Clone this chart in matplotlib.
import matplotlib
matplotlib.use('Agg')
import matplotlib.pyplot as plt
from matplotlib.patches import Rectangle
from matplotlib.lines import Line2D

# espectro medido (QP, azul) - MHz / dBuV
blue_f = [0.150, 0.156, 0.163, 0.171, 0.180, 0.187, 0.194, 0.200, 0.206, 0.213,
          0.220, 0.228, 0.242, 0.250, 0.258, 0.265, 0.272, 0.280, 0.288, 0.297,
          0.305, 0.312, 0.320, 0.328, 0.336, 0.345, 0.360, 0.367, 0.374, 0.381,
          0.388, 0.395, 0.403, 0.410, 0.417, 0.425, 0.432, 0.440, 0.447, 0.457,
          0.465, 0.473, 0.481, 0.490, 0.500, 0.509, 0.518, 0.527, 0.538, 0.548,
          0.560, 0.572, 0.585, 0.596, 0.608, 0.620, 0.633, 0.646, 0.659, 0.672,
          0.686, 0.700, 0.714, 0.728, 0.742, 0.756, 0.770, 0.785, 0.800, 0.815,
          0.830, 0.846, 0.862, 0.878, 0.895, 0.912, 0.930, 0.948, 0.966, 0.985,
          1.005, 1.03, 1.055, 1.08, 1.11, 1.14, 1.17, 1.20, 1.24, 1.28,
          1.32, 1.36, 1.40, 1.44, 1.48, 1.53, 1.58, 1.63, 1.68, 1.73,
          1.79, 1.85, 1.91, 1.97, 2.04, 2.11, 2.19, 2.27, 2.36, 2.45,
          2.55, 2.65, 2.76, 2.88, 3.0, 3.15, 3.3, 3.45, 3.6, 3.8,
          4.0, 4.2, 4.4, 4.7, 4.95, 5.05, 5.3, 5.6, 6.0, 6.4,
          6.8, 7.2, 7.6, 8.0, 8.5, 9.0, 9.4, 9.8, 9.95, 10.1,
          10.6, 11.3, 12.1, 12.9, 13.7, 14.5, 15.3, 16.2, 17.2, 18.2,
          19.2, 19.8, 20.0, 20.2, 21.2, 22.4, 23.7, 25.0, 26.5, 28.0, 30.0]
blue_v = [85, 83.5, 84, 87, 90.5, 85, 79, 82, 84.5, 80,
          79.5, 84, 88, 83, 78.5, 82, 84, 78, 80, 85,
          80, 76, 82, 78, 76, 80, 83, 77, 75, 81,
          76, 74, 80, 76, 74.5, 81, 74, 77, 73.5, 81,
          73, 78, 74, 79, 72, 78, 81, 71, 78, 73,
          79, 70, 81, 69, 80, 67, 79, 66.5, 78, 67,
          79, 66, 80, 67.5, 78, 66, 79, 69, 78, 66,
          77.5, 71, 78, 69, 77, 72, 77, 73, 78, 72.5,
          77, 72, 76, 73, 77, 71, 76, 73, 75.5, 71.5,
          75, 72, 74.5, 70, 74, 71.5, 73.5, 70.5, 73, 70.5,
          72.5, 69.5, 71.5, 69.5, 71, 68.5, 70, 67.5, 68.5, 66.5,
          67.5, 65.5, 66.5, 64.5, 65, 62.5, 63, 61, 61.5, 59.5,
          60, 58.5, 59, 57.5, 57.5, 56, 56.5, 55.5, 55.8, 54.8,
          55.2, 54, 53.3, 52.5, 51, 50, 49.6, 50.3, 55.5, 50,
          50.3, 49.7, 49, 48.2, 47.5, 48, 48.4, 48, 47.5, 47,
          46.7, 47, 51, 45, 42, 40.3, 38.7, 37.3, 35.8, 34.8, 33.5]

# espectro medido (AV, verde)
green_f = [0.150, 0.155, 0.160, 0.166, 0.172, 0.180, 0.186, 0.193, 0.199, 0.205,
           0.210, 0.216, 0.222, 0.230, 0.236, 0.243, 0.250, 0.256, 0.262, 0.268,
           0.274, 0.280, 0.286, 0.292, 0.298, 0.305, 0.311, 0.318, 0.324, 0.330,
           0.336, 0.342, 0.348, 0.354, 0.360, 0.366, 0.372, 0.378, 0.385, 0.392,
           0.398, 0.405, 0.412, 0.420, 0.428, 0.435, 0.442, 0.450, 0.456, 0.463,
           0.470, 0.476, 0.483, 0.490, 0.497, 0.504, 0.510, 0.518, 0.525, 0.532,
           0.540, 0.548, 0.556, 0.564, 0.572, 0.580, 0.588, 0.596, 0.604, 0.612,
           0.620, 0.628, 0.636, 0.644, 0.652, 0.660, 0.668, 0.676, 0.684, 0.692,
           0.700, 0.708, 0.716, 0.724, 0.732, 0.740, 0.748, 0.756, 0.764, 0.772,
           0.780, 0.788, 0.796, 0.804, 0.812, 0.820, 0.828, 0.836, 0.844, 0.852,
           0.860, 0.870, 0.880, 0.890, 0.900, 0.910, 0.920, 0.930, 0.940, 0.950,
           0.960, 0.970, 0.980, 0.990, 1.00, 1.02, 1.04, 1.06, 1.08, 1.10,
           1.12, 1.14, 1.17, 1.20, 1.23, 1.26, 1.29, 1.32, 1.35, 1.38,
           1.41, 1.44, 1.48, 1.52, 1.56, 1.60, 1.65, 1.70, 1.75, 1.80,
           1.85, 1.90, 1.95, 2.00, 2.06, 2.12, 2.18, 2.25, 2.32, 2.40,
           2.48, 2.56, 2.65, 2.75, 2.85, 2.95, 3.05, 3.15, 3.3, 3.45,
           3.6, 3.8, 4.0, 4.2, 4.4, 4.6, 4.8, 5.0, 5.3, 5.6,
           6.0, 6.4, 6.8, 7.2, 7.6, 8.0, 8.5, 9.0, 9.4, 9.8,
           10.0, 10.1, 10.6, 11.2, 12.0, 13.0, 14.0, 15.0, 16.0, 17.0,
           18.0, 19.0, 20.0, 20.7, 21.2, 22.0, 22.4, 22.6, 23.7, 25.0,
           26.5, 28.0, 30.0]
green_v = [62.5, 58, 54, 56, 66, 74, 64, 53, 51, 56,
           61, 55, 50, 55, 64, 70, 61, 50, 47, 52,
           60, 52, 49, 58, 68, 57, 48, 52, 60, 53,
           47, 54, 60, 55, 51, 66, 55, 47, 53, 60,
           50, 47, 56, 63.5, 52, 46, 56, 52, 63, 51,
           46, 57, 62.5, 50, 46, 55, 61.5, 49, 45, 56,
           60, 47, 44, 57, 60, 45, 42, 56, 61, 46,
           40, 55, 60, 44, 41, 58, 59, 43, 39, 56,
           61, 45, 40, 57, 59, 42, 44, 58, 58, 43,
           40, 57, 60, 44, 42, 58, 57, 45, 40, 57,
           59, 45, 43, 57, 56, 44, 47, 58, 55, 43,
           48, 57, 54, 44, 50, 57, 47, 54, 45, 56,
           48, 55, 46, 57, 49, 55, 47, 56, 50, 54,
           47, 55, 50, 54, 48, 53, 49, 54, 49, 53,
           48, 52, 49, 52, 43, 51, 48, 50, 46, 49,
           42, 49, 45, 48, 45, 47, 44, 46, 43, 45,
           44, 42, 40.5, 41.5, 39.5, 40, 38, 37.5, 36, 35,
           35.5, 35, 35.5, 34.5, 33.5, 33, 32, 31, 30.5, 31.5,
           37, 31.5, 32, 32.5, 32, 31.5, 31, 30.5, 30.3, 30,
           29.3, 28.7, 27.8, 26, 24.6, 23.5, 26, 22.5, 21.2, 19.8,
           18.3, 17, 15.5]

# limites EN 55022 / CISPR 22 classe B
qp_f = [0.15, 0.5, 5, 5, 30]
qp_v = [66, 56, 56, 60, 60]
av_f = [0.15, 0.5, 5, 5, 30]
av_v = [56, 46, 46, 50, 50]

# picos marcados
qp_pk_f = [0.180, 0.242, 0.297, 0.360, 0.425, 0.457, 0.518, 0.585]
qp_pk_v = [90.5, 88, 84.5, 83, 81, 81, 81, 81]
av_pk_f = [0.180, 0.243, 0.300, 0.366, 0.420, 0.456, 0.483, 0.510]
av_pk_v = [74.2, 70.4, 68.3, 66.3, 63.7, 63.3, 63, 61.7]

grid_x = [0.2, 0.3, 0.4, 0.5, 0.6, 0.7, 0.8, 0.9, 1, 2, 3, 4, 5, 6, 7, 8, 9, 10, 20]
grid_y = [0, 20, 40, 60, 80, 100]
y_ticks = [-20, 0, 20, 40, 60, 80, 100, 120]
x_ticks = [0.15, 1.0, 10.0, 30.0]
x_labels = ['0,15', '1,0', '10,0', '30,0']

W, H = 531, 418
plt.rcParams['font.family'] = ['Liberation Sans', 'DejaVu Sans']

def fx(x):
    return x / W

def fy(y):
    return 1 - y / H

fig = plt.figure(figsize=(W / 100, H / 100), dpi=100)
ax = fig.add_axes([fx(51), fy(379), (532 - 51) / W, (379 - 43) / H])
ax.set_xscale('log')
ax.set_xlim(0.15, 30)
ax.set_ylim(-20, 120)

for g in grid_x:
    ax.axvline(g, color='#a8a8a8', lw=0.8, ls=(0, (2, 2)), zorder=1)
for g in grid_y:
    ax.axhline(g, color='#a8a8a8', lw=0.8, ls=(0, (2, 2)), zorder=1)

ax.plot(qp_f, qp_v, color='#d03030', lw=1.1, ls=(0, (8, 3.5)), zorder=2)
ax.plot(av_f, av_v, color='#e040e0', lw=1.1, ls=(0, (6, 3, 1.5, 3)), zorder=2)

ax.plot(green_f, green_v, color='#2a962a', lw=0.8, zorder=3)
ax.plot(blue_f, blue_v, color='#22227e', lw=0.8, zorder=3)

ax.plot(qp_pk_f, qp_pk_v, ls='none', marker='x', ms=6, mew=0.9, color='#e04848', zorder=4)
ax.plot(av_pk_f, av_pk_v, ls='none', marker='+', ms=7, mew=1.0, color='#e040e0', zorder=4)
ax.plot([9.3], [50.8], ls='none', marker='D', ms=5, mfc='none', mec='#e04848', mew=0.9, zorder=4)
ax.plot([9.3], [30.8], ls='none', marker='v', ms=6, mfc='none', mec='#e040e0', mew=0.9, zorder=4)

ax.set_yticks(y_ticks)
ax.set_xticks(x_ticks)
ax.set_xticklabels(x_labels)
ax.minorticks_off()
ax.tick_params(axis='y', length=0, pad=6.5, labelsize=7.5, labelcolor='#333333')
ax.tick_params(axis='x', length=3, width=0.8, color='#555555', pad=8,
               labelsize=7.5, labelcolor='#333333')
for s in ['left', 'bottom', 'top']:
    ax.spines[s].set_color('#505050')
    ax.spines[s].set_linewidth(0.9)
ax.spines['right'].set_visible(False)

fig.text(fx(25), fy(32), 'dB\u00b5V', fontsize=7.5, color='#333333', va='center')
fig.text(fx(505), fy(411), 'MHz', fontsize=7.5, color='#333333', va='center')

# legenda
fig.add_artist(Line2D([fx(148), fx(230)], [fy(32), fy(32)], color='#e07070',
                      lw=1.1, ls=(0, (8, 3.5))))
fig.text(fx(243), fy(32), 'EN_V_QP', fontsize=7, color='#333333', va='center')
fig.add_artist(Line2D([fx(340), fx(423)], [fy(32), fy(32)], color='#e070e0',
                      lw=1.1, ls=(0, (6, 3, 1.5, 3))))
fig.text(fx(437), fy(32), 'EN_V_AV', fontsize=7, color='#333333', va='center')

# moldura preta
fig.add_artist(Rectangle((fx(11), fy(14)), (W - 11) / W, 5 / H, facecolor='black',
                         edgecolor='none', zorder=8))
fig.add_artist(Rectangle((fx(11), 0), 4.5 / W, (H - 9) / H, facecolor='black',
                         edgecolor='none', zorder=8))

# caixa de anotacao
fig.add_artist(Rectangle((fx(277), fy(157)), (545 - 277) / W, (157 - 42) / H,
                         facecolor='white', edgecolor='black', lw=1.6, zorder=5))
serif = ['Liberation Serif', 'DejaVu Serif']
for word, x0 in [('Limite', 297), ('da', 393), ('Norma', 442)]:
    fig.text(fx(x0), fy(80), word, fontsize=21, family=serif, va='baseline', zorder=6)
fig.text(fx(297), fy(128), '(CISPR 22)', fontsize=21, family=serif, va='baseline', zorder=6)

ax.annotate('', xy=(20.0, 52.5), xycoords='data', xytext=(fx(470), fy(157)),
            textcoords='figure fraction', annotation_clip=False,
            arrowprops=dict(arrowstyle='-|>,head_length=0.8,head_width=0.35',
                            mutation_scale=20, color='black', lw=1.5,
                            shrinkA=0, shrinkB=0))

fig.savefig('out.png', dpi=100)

_ _ _

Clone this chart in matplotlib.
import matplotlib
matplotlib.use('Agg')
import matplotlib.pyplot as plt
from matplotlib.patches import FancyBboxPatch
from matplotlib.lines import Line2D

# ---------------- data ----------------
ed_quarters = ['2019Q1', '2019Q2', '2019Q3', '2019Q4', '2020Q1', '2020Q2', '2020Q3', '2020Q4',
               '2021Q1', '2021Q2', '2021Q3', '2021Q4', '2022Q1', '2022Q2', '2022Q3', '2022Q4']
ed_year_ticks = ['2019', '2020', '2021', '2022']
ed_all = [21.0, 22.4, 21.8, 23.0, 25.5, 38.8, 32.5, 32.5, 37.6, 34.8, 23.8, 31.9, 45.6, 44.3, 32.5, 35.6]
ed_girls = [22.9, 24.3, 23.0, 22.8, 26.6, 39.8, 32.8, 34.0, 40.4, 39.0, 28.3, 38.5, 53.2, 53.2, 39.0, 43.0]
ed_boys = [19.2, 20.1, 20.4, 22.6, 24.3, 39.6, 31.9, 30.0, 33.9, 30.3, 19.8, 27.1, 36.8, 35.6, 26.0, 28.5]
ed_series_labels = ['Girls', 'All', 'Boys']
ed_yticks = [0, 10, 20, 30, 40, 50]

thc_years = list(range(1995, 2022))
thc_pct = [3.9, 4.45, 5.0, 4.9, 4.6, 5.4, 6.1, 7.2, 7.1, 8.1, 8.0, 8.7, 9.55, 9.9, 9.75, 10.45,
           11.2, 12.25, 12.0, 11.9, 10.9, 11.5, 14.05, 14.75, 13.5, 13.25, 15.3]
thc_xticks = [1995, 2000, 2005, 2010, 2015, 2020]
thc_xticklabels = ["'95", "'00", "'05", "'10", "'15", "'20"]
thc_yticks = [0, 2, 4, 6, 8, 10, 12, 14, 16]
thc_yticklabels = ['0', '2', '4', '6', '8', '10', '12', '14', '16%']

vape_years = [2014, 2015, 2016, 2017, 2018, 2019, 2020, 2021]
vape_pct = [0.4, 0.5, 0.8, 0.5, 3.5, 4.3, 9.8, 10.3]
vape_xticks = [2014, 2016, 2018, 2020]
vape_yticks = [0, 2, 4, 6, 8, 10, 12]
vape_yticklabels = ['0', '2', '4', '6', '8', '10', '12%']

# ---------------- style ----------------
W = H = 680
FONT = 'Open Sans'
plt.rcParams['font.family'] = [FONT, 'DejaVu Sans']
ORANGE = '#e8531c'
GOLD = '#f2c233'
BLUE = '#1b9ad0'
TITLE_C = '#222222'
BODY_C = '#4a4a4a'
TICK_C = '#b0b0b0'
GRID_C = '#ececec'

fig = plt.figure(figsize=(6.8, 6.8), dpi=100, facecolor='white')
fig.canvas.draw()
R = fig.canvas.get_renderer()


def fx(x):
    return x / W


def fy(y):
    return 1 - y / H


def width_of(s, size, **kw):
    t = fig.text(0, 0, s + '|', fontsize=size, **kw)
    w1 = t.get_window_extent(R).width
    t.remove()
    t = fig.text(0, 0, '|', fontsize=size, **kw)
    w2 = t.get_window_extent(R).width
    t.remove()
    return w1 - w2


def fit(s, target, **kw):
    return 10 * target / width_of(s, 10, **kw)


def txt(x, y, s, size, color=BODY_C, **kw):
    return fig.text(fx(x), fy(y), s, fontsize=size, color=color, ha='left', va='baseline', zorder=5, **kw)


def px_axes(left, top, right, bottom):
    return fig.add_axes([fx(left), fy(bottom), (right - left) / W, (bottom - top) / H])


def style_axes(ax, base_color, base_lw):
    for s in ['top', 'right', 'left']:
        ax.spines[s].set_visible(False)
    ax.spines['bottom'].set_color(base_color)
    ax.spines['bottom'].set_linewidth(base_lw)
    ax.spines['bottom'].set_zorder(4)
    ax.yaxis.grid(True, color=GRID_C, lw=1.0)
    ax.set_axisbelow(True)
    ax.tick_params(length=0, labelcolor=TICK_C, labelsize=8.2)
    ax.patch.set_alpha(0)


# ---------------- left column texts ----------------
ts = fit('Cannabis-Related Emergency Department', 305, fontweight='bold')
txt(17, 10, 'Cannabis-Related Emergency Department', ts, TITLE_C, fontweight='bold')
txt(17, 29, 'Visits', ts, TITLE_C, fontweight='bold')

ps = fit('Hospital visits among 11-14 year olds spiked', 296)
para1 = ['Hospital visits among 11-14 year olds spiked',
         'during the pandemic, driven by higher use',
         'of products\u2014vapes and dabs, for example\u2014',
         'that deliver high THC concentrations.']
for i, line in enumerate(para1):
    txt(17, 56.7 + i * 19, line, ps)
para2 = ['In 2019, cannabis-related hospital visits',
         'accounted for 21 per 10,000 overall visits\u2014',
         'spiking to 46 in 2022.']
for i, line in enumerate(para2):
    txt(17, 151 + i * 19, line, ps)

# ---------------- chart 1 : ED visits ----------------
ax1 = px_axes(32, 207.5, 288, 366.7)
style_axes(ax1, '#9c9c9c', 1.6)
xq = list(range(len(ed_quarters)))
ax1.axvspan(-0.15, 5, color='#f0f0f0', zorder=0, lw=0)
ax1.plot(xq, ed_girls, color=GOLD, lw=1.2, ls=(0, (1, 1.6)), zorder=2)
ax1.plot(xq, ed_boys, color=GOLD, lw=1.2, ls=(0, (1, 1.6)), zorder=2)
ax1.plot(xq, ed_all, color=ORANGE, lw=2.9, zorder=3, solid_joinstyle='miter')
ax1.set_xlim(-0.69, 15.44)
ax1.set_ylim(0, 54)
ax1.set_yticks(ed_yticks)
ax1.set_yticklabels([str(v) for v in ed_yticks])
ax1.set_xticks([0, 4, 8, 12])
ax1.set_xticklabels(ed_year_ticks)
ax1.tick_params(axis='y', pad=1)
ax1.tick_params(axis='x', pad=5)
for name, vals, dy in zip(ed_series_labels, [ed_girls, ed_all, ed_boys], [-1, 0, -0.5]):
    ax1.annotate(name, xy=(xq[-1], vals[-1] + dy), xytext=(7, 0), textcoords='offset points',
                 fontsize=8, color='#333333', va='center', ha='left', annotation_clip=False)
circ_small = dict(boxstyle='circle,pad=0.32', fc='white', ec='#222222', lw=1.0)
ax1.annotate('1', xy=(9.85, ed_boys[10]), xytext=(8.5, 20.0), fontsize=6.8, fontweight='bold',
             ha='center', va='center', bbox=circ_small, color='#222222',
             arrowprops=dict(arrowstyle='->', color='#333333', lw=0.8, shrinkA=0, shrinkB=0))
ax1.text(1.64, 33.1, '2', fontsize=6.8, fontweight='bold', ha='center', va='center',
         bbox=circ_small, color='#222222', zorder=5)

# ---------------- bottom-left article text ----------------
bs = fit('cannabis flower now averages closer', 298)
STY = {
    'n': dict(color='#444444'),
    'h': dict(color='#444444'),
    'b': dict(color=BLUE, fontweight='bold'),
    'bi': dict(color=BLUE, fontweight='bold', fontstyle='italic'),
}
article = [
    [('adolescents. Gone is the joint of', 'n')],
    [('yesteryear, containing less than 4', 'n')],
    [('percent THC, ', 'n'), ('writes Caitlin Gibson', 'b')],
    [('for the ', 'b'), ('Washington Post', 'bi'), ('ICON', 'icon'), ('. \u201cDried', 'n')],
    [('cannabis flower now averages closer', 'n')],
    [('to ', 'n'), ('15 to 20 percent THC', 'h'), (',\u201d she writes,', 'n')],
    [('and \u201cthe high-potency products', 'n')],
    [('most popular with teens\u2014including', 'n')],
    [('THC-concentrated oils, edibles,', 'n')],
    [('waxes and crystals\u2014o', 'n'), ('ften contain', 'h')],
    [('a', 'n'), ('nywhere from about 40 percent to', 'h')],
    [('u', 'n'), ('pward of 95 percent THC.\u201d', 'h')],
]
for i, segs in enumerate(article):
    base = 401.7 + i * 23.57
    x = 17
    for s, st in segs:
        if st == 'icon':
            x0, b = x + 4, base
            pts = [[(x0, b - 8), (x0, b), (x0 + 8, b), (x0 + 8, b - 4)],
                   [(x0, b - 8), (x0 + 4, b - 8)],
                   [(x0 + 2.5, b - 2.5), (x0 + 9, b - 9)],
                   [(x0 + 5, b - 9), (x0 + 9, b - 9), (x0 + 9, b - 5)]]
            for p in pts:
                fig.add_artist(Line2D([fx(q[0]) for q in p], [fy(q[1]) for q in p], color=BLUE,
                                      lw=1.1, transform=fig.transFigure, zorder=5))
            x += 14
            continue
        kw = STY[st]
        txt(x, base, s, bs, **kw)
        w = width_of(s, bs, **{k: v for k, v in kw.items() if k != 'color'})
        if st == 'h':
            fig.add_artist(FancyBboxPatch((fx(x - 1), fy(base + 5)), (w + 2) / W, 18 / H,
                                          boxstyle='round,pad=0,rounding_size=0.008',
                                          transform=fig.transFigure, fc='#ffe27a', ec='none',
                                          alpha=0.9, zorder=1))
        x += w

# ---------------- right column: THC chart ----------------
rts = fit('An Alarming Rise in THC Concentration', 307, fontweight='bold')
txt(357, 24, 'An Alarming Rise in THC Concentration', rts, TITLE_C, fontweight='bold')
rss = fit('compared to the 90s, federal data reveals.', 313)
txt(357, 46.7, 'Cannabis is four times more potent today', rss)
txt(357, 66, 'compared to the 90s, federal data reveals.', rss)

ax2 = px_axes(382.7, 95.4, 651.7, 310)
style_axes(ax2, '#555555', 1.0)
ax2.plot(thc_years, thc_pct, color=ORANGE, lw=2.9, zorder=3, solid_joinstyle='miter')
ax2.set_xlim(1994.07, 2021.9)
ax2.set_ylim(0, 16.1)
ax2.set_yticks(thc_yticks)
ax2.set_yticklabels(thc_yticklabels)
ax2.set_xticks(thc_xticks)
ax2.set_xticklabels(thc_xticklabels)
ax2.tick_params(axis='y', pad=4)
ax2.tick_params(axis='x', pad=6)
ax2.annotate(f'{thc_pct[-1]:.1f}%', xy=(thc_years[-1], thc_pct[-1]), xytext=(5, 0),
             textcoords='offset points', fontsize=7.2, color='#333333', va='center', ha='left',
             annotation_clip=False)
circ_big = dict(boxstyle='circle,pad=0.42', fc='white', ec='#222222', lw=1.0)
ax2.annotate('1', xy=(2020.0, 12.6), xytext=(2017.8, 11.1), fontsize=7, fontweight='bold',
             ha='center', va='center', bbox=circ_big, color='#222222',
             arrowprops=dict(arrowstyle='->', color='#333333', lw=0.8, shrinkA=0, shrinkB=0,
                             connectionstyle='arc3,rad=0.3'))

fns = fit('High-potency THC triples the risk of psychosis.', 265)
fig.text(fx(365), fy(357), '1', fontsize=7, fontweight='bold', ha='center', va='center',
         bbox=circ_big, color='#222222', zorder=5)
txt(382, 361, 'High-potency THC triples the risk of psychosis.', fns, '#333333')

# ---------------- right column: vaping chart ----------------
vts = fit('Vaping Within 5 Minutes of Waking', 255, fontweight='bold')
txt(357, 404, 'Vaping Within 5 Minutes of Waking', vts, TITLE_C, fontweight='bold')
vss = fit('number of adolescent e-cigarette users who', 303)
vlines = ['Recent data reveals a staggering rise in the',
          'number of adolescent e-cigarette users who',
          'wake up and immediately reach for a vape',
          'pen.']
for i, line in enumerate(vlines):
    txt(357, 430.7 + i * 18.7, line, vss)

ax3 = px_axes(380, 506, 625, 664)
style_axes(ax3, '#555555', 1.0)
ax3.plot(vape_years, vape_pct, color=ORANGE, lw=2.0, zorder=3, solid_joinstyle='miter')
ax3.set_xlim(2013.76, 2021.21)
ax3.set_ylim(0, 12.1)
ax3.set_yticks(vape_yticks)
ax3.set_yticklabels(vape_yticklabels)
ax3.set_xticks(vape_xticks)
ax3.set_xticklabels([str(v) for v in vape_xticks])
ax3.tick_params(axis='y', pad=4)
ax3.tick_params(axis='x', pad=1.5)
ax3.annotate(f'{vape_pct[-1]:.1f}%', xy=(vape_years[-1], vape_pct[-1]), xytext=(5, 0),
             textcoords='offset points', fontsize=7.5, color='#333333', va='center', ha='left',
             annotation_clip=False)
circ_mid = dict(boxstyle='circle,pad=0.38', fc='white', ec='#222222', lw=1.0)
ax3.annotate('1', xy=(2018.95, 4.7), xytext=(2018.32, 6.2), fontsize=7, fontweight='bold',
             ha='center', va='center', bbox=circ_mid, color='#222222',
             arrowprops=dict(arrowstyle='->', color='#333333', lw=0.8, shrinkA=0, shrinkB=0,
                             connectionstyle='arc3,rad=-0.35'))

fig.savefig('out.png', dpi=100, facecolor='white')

_ _ _

**PROBLEM TO WORK ON:**
Select the lines in this material that hold the word "chart", leaving none out.

**OUTPUT BELOW:**
Clone this chart in matplotlib.
Clone this chart in matplotlib.
# ---------------- chart 1 : ED visits ----------------
# ---------------- right column: THC chart ----------------
# ---------------- right column: vaping chart ----------------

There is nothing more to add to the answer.